Today my parents told me they were going to the hometown to stay there for two weeks. I immediately got the blues while remembering just how much I miss that place, the house we have, the sea, and the incredible balcony with the view of the mountains looming above the bay. Then I imagined my grandmother who still lives there all alone, but happy and in perfect control of the surroundings. Never does she complain of the old age and the ailments which follow it like a shadow because she is independent, strong, she knows how to work, how to be helpful, and how to be the pillar of the family.
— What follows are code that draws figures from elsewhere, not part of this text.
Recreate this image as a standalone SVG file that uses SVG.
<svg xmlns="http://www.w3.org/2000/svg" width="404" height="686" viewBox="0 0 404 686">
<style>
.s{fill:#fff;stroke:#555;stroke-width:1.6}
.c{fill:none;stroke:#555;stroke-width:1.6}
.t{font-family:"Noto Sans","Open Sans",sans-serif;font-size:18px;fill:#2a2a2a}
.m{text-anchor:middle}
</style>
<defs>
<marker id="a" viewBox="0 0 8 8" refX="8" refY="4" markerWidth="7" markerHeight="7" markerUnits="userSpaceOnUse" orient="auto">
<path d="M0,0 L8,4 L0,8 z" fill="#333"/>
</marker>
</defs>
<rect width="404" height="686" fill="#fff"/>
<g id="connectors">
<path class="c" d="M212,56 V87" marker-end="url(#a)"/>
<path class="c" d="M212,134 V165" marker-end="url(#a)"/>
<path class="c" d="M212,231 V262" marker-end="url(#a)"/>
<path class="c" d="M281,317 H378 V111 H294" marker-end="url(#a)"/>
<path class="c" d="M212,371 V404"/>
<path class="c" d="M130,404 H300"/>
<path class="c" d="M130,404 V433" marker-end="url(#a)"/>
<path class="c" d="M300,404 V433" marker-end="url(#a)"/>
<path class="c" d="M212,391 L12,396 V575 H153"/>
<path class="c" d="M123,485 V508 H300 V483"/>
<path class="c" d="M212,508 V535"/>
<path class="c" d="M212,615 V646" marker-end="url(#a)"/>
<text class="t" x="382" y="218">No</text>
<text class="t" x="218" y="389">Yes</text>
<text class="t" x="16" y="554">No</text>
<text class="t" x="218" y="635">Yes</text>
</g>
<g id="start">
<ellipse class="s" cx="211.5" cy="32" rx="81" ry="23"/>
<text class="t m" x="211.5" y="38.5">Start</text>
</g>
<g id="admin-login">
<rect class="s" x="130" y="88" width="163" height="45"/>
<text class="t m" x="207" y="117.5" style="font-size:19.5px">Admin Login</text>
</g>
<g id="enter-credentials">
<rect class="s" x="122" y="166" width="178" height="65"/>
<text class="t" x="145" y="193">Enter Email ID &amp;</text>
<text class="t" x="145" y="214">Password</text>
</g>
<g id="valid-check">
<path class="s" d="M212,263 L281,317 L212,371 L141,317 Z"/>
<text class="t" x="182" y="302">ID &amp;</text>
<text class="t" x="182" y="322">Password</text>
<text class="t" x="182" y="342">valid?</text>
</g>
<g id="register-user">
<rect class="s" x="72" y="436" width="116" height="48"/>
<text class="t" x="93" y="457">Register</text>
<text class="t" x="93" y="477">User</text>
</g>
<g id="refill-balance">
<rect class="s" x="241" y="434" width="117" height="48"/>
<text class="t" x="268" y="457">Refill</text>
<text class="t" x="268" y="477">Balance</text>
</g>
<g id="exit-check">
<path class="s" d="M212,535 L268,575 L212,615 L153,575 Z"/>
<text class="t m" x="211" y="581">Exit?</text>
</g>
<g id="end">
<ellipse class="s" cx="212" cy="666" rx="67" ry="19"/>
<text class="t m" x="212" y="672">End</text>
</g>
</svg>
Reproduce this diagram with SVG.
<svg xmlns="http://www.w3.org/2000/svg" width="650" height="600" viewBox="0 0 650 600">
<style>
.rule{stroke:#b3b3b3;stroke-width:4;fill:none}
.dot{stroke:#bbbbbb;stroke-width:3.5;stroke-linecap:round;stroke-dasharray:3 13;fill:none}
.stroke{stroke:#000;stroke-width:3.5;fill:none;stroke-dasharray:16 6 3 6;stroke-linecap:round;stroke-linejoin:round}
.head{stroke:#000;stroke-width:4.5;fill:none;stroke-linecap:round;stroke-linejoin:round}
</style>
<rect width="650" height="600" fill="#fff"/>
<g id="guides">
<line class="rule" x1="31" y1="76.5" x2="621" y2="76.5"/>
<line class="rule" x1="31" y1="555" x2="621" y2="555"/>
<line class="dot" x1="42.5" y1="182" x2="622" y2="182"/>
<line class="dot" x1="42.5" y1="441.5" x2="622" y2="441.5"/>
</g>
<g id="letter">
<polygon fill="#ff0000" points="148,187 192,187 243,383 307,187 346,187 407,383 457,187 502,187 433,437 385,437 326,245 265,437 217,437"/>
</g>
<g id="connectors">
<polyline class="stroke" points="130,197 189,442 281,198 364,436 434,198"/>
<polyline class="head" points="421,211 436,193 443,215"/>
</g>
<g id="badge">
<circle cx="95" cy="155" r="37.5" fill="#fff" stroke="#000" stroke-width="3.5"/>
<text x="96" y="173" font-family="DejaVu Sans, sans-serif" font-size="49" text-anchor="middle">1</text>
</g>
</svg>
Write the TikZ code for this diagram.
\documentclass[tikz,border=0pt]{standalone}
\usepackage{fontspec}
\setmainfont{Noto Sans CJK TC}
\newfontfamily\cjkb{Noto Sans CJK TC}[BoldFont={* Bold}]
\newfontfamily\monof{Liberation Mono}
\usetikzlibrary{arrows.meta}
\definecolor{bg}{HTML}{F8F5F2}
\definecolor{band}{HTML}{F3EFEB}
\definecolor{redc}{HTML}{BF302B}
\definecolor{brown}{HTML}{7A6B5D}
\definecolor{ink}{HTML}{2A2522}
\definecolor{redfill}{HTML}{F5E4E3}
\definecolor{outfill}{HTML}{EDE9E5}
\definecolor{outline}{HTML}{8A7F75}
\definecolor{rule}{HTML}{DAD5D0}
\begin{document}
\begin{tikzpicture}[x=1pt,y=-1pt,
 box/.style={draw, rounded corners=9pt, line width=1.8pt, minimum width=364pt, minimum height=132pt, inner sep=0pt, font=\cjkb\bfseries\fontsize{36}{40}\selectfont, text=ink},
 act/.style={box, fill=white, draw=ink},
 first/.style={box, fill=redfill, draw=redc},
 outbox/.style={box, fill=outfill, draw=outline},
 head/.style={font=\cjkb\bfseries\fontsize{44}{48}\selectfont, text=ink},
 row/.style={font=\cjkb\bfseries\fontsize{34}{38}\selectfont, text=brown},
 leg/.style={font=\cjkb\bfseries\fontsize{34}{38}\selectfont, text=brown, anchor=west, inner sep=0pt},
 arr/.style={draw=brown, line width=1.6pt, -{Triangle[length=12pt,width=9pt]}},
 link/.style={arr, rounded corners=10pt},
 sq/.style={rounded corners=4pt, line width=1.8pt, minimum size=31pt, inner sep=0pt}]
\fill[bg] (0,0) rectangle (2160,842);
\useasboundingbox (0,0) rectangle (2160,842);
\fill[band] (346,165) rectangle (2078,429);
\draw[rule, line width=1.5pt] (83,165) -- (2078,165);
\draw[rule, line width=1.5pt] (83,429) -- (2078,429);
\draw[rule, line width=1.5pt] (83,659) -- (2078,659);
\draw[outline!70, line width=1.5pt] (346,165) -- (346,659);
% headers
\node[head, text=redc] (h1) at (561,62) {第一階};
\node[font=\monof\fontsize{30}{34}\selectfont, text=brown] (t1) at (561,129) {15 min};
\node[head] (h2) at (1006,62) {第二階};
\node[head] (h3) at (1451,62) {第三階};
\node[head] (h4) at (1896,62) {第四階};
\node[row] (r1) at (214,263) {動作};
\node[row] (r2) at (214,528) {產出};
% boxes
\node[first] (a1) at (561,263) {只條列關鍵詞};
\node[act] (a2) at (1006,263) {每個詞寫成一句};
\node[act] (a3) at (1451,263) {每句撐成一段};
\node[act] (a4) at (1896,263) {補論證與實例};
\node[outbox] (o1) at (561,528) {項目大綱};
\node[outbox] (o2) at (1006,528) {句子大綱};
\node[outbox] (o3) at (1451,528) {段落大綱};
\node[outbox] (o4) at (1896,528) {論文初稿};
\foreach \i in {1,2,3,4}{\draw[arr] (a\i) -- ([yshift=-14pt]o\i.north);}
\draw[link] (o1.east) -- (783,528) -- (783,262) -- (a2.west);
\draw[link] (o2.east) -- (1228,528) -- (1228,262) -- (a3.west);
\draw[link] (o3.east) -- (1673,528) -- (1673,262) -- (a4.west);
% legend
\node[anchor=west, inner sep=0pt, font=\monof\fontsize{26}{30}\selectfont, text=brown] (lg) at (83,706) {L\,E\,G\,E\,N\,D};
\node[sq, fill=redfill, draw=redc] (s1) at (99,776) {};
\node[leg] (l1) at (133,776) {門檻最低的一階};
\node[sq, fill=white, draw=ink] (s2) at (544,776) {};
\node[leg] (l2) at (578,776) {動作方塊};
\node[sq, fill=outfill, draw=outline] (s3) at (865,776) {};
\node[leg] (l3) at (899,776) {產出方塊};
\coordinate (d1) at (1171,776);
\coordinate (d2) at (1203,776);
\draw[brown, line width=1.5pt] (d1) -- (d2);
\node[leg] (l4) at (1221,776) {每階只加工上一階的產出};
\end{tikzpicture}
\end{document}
This is something I always looked up to and the resilience she and my parents show is something to be cherished and appreciated.
Yes, my hometown breathes the memories and spits them out into my mind whenever I think of its name, thus making my life slightly difficult at the moment. I have yet to build a connection to the New Place and, while that is still in the process, my wishes are oriented toward an Old Place which is far far away.
However, when the sadness overwhelmed me today I decided to stop for a moment and think as I wondered why exactly do I feel this way. Is it more because I truly miss my old life or is it because I still don’t have a new one settled in its place? Do I miss Croatia because I find it more beautiful or do I miss it because I think Canada doesn’t have what it takes?
Now, this may seem like an easy dilemma, especially due to the fact we have been here for only three months, but an answer is not as simple. There are moments when I am convinced that sadness follows me because I find Croatia to be better, and then comes a moment when I see a message bright as a day-no, Croatia is not better, it is just that Canada hasn’t gotten to you, yet. I don’t have a job here, my friends are now faces on a computer screen, and houses and people are so different. It takes a lot of time to get accustomed, to embrace the differences, not to mention a huge amount of emotional strength to keep the head above the water. Therefore, I realized today I was focused on the premise that Croatia is better because that option is easier for me, rather than to accept the possibility I have not yet succeeded here.
One may say it is certainly too soon to demand the good assimilation (as I call it) at this particular moment, that it is simply too early. The good assimilation means you did find something positive in the new environment, whether that’s people, a job, or something else, and it offers a hug of support to a stranger stranded in a far land. But, at this point, it is not too early to seek this goal because the pain of loss and change can be overwhelming sometimes.
To be honest, now I am balancing toward the first option, one where I think Croatia is better. I am angry, scared, and sad that I have absolutely no support outside the household (my husband does help a lot), but the discovery I made today, however it may seem obvious, did help me to understand my fear better. When a person puts a face to fear or when it becomes clearer that a lump made of negativity and blackness, that is a moment one gets a better chance to win, a better chance to become more positive than the day before. This is what I will strive for now, to go slowly step by step in order to find beauty in my surroundings. I hope there is a chance I will miss my sea and my mountain less than I did the day before.